Wednesday, October 2, 2024

November's Fury: The Deadly Great Lakes Hurricane of 1913 by Michel Schumacher-book Review-Five Stars

 

BOOK REVIEW - FIVE STARS

November's Fury: The Deadly Great Lakes Hurricane of 1913 by Michel Schumacher

I loved this fact-filled true story. My wife Jane and I have sailed the Great Lakes, their connecting rivers and locks to the Atlantic Ocean via the St. Lawrence Seaway. Our first voyage starting in Superior, Wisconsin, was on our home built and designed 46 foot sailing vessel Dursmirg. We have also transited the Atlantic, the St. Lawrence Seaway, and the Great Lakes by freighter.

We have witnessed in a November windstorm a large lake freighters broached sideways by a single wave through the Superior, Wisconsin, entry, and then miraculously straighten up in the blink of an eye to glide through the entry channel unscathed. That episode gave us everlasting nightmares.

EXCERPTS:

A “PERFECT STORM” on the Great Lakes, it would be the one that pounded the lakes from November 7 through November 10, 1913, leaving a wake of destruction unlike anything ever seen on freshwater at any point in recorded history. By the time the storm had blown out of the region, twelve boats had sunk, thirty-one more had been grounded on rocks or beaches, and dozens more were severely damaged. More than 250 men lost their lives. Eight boats, with their entire crews, were lost in a single day on Lake Huron alone.

Out on the lakes, hurricane-force winds built thirty- to forty-foot waves that mercilessly assaulted vessels unfortunate enough to be out on the water—

Similar weather conditions might revisit the lakes, but advances in science, technology, and communications have made it easier to stay out of harm’s way.
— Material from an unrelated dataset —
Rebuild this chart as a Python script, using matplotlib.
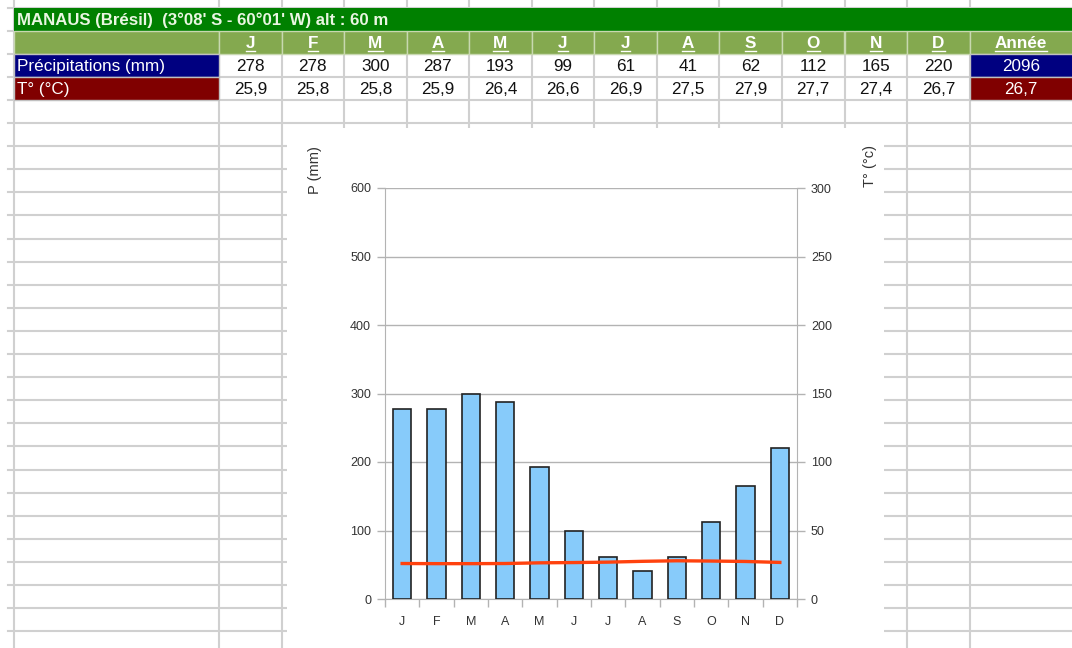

Larson described the sheer force generated by the kind of waves on Lakes Michigan and Superior and, later, Lake Huron: “A single cubic yard of water weighs about fifteen hundred pounds,” Larson wrote. “A wave fifty feet long and ten feet high has a static weight of over eighty thousand pounds. Moving at thirty miles an hour, it generates forward momentum of over two million pounds.”

The wind velocity on the open water vastly exceeded the velocities recorded on land.